Vargas Llosa murió en el mismo momento en que reconoció que no iba a concederle más tiempo a la ficción

Cuando Fernando Aramburu anunció que dejaba su columna diaria en El País, muchos empezamos a pensar en un hasta luego muy sutil. El escritor vasco reconoció que el mundo le parecía ya demasiado como para tener la obligación de seguir masticándolo desde un rincón de un periódico. Sabíamos que era una despedida a medias, simplemente dejaba de hablar en un sitio para pasar a hacerlo desde otro, el de la novela, donde se sentía bastante más cómodo. ¿Cómo reprochárselo?

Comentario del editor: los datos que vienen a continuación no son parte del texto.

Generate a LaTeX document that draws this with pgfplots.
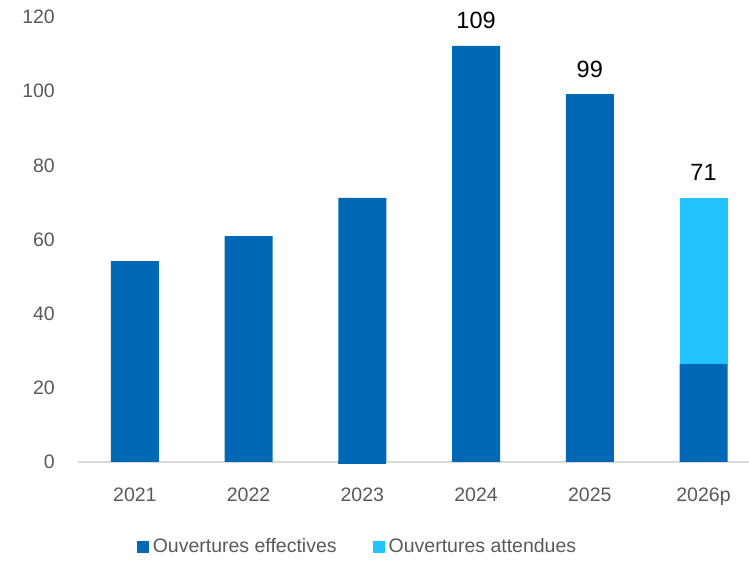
\documentclass[border=0pt]{standalone}
\usepackage{pgfplots}
\pgfplotsset{compat=1.18}
\usepackage{fontspec}
\setmainfont{Liberation Sans}
\definecolor{darkb}{HTML}{0068B5}
\definecolor{lightb}{HTML}{21C4FF}
\definecolor{tickg}{HTML}{595959}
\definecolor{baseg}{HTML}{D9D9D9}
\pgfplotsset{commonax/.style={
  at={(0pt,0pt)}, anchor=south west,
  scale only axis, width=671pt, height=445pt,
  xmin=-0.5, xmax=5.4, ymin=0, ymax=120,
  clip=false,
}}
\begin{document}
\begin{tikzpicture}
\useasboundingbox (-78pt,-99pt) rectangle (671pt,462pt);
\begin{axis}[
  commonax,
  ybar stacked, bar width=48pt,
  xtick={0,1,2,3,4,5},
  xticklabels={2021,2022,2023,2024,2025,2026p},
  ytick={0,20,40,60,80,100,120},
  axis x line*=bottom, axis y line*=left,
  x axis line style={baseg, line width=1.5pt, -},
  y axis line style={draw=none},
  major tick length=0pt,
  tick style={draw=none},
  /pgf/number format/assume math mode=true,
  ticklabel style={font=\fontsize{19.5}{22}\selectfont, text=tickg, inner sep=0pt},
  yticklabel style={anchor=east, xshift=-23pt},
  xticklabel style={anchor=base, yshift=-40pt},
  legend columns=2,
  legend style={draw=none, fill=none, at={(0.4165,-0.19)}, anchor=center,
    font=\fontsize{19.5}{22}\selectfont, text=tickg,
    /tikz/every odd column/.append style={column sep=2pt},
    /tikz/every even column/.append style={column sep=34pt}},
  legend image code/.code={\fill[#1] (0pt,-6pt) rectangle (12pt,6pt);},
]
\addplot[fill=darkb, draw=none] table[x=x,y=y] {
x y
0 54.2
1 60.9
2 71.2
3 112.2
4 99.2
5 26.4
};
\addlegendentry{Ouvertures effectives}
\addplot[fill=lightb, draw=none] table[x=x,y=y] {
x y
0 0
1 0
2 0
3 0
4 0
5 44.8
};
\addlegendentry{Ouvertures attendues}
\end{axis}
\begin{axis}[
  commonax, hide axis,
]
\addplot[ybar, bar width=48pt, fill=darkb, draw=none] table[x=x,y=y] {
x y
2 -0.6
};
\addplot[draw=none, mark=none, nodes near coords, point meta=explicit symbolic,
  every node near coord/.append style={font=\fontsize{23.5}{26}\selectfont, text=black, anchor=base, yshift=17pt}]
  table[x=x,y=y,meta=lab] {
x y lab
3 112.2 109
4 99.2 99
5 71.2 71
};
\end{axis}
\end{tikzpicture}
\end{document}
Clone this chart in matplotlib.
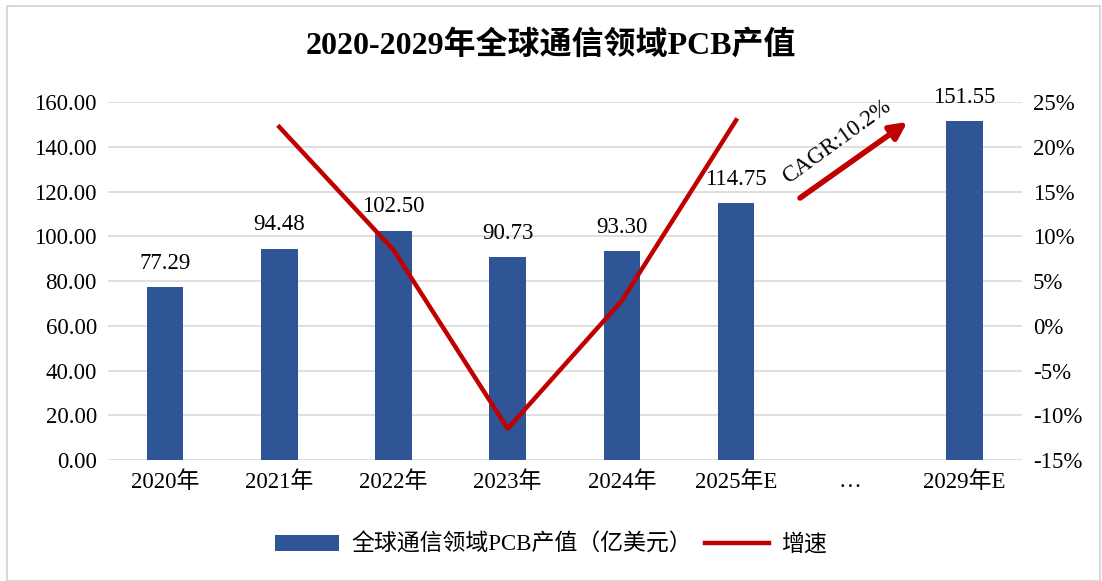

Ahora que me sorprende la noticia de la muerte de Vargas Llosa, leyendo las crónicas y los recordatorios entre aranceles y guerras, me pregunto si acaso no le dijimos adiós hace ya bastante tiempo. Él mismo comenzó a despedirse suavemente desde «Le dedico mi silencio». Ya llevaba tiempo además alejado de la vida pública y del trajín de las redacciones. Ver ahora vídeos suyos leyendo extractos de la que fue su última novela sin duda sobrecoge, pero fue un adiós digno, anunciado.
Como Aramburu, que supo decir hasta luego al articulismo, Vargas Llosa se fue cuando quiso, y murió en el mismo momento en que reconoció que no iba a concederle más tiempo a la ficción, o al menos, no a quienes quisieron leerle. Vargas Llosa fue quien fue desde el momento en que decidió entregarse a la literatura.

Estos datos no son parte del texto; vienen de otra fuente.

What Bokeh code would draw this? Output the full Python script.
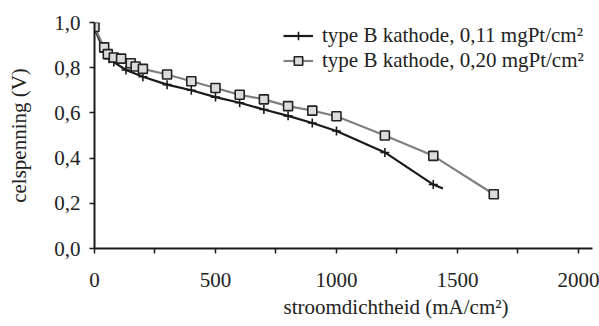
from bokeh.plotting import figure
from bokeh.models import Range1d, FixedTicker, Legend, LegendItem, Title
from bokeh.embed import file_html
from bokeh.resources import INLINE

# Data
black_x = [0, 40, 60, 80, 130, 200, 300, 400, 500, 600, 700, 800, 900, 1000, 1200, 1400, 1440]
black_y = [0.975, 0.87, 0.84, 0.825, 0.79, 0.76, 0.725, 0.70, 0.67, 0.645, 0.615, 0.587, 0.555, 0.52, 0.425, 0.283, 0.265]
grey_x = [0, 40, 55, 80, 110, 150, 170, 200, 300, 400, 500, 600, 700, 800, 900, 1000, 1200, 1400, 1650]
grey_y = [0.98, 0.89, 0.86, 0.845, 0.84, 0.82, 0.805, 0.795, 0.77, 0.74, 0.71, 0.68, 0.66, 0.63, 0.61, 0.585, 0.50, 0.41, 0.24]
series_labels = ["type B kathode, 0,11 mgPt/cm\u00b2", "type B kathode, 0,20 mgPt/cm\u00b2"]
x_ticks = [0, 250, 500, 750, 1000, 1250, 1500, 1750, 2000]
y_ticks = [0.0, 0.2, 0.4, 0.6, 0.8, 1.0]
y_tick_labels = ["0,0", "0,2", "0,4", "0,6", "0,8", "1,0"]
x_label = "stroomdichtheid (mA/cm\u00b2)"
y_label = "celspenning (V)"

FONT = "Liberation Serif"
FS = "21px"
TXT = "#222222"

p = figure(width=599, height=326, output_backend="svg", toolbar_location=None,
           x_range=Range1d(0, 2058), y_range=Range1d(0, 1.0),
           min_border_left=94, min_border_right=7, min_border_top=22, min_border_bottom=78)
p.outline_line_color = None
p.xgrid.grid_line_color = None
p.ygrid.grid_line_color = None
p.background_fill_color = "white"
p.border_fill_color = "white"

for ax in (p.xaxis[0], p.yaxis[0]):
    ax.axis_line_width = 2
    ax.axis_line_color = "#1a1a1a"
    ax.major_tick_line_color = "#1a1a1a"
    ax.major_tick_line_width = 1.5
    ax.major_tick_out = 5
    ax.major_tick_in = 0
    ax.minor_tick_line_color = None
    ax.major_label_text_font = FONT
    ax.major_label_text_font_size = FS
    ax.major_label_text_color = TXT
    ax.axis_label_text_font = FONT
    ax.axis_label_text_font_size = FS
    ax.axis_label_text_font_style = "normal"
    ax.axis_label_text_color = TXT

p.xaxis.ticker = FixedTicker(ticks=x_ticks)
p.xaxis.major_label_overrides = {t: (str(t) if t % 500 == 0 else "") for t in x_ticks}
p.xaxis.major_label_standoff = 19
p.yaxis.ticker = FixedTicker(ticks=y_ticks)
p.yaxis.major_label_overrides = {t: l for t, l in zip(y_ticks, y_tick_labels)}
p.yaxis.major_label_standoff = 9
p.yaxis.axis_label = y_label
p.yaxis.axis_label_standoff = 20

r1l = p.line(black_x, black_y, line_color="#1a1a1a", line_width=2.2)
r1m = p.scatter(black_x[:-1], black_y[:-1], marker="cross", size=9, line_color="#1a1a1a", line_width=1.6)
r2l = p.line(grey_x, grey_y, line_color="#808080", line_width=2.2)
r2m = p.scatter(grey_x, grey_y, marker="square", size=9, fill_color="#dcdcdc", line_color="#222222", line_width=1.6)

legend = Legend(items=[LegendItem(label=series_labels[0], renderers=[r1l, r1m]),
                       LegendItem(label=series_labels[1], renderers=[r2l, r2m])],
                location=(189, 175), border_line_color=None, background_fill_alpha=0,
                label_text_font=FONT, label_text_font_size=FS, label_text_color=TXT,
                glyph_width=30, label_height=21, glyph_height=21, spacing=0, padding=0, margin=0,
                label_standoff=9)
p.add_layout(legend, "center")

t = Title(text=x_label, align="left", offset=189, text_font=FONT, text_font_size=FS,
          text_font_style="normal", text_color=TXT, standoff=7)
p.add_layout(t, "below")

open("out.html", "w").write(file_html(p, INLINE))
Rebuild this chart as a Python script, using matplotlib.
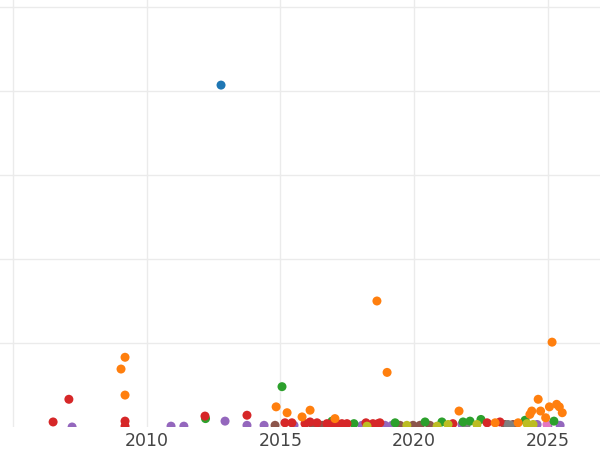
import matplotlib
matplotlib.use("Agg")
import matplotlib.pyplot as plt

# year, value per colour group (value in grid units)
blue_x = [2012.78]
blue_y = [4.07]

orange_x = [2009.19, 2009.04, 2009.19, 2014.84, 2015.25, 2015.81, 2016.11, 2017.04,
            2018.61, 2018.99, 2021.68, 2023.03, 2023.89, 2024.64, 2024.40, 2024.33,
            2024.73, 2024.92, 2025.06, 2025.33, 2025.43, 2025.54, 2025.16]
orange_y = [0.83, 0.69, 0.38, 0.24, 0.17, 0.12, 0.20, 0.10,
            1.50, 0.65, 0.19, 0.05, 0.05, 0.33, 0.19, 0.15,
            0.19, 0.11, 0.24, 0.27, 0.24, 0.17, 1.01]

green_x = [2012.20, 2015.06, 2016.93, 2017.75, 2019.29, 2020.41, 2021.04, 2021.83,
           2022.09, 2022.50, 2024.15, 2025.23]
green_y = [0.10, 0.48, 0.07, 0.04, 0.05, 0.06, 0.06, 0.06,
           0.07, 0.09, 0.08, 0.07]

red_x = [2006.50, 2007.09, 2009.19, 2009.19, 2012.18, 2013.75, 2015.17, 2015.43,
         2015.92, 2016.11, 2016.37, 2016.74, 2016.93, 2017.12, 2017.30, 2017.49,
         2018.20, 2018.46, 2018.65, 2018.72, 2021.45, 2022.73, 2023.21]
red_y = [0.06, 0.33, 0.07, 0.01, 0.13, 0.14, 0.05, 0.05,
         0.04, 0.06, 0.05, 0.04, 0.04, 0.04, 0.04, 0.04,
         0.05, 0.04, 0.04, 0.05, 0.04, 0.05, 0.06]

purple_x = [2007.21, 2010.91, 2011.39, 2012.93, 2013.75, 2014.39, 2015.51, 2018.05,
            2018.91, 2019.17, 2021.79, 2024.60, 2025.00, 2025.46]
purple_y = [0.00, 0.01, 0.01, 0.07, 0.02, 0.02, 0.02, 0.02,
            0.02, 0.02, 0.03, 0.03, 0.01, 0.02]

brown_x = [2014.80, 2016.22, 2016.56, 2019.47, 2019.96, 2020.22, 2020.59, 2023.40, 2023.70]
brown_y = [0.02, 0.01, 0.02, 0.02, 0.02, 0.02, 0.02, 0.03, 0.03]

gray_x = [2021.94, 2023.51, 2023.60]
gray_y = [0.02, 0.03, 0.02]

olive_x = [2018.24, 2019.73, 2020.86, 2021.27, 2022.35, 2024.22, 2024.30, 2024.45]
olive_y = [0.01, 0.02, 0.01, 0.03, 0.03, 0.04, 0.02, 0.03]

pink_x = [2024.97]
pink_y = [0.03]

groups = [
    (purple_x, purple_y, '#9467bd'),
    (brown_x, brown_y, '#8c564b'),
    (gray_x, gray_y, '#7f7f7f'),
    (pink_x, pink_y, '#e377c2'),
    (green_x, green_y, '#2ca02c'),
    (red_x, red_y, '#d62728'),
    (olive_x, olive_y, '#bcbd22'),
    (orange_x, orange_y, '#ff7f0e'),
    (blue_x, blue_y, '#1f77b4'),
]

fig = plt.figure(figsize=(6, 4.5), dpi=100)
ax = fig.add_axes([0, 23 / 450, 1, 427 / 450])

for xs, ys, col in groups:
    ax.scatter(xs, ys, s=42, color=col, edgecolors='none', zorder=3)

ax.set_xlim(2004.514, 2026.952)
ax.set_ylim(0, 5.083)
ax.set_xticks([2005, 2010, 2015, 2020, 2025])
ax.set_xticklabels(['', '2010', '2015', '2020', '2025'])
ax.set_yticks([1, 2, 3, 4, 5])
ax.set_yticklabels([])
ax.grid(True, color='#ebebeb', linewidth=1.0)
ax.set_axisbelow(True)
ax.tick_params(length=0, pad=3.5, labelsize=12.5, labelcolor='#444444')
for s in ax.spines.values():
    s.set_visible(False)

fig.savefig('out.png', dpi=100)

Ese, el Vargas Llosa escritor, como el Aramburu que supo decir hasta luego desde sus columnas, desde el adiós de las letras, esos, son los que debemos llorar. Desde el adiós anunciado, se evidencia la rendición y el retiro. Ahí, desde el aparte, el escritor comienza a despedirse. Porque la literatura, salvo escasísimas excepciones, exige un alumbramiento de focos, mayores o menores, a los que algunos todavía, como el nobel peruano, tuvieron el honor de renunciar. Luego está ese otro dolor, el íntimo, el que lloran otros. Los cónyuges, los hijos, los amigos. Ahí no entramos los lectores, que sufrimos desde la ausencia de las voces que hablan por ellos.
En ese sentido, resulta inevitable, por muy odiosas que sean, entrar en las comparaciones. No he podido evitar estos días recordar otras despedidas, como la de Almudena Grandes, que nos cogió a muchos con un periódico en una mano y uno de sus libros en la otra. Imposible no pensar que nos la arrebataron, como a Javier Marías, que se fue como escribía sus novelas, desde el hermetismo y el silencio más doloroso, el que más atrona. Sus pérdidas se cuantifican desde el supuesto de todo lo que les quedaba por darnos.
La literatura, como pocas disciplinas, tiene unos repartos de gloria amargamente desiguales. El privilegio de poder decir hasta aquí, o el desgarro de un adiós inesperado, que al final se sujeta sobre el sonido que uno decide, o no, seguir susurrando desde las páginas. Vargas Llosa pudo decidir callarse. Y tuvo además el reconocimiento a su trayectoria en vida. Algo de lo que muchos otros, quizás demasiados, no pudieron disfrutar.

Qué razón llevas, amigo. Al final, todos vamos a morirnos y sin avisar.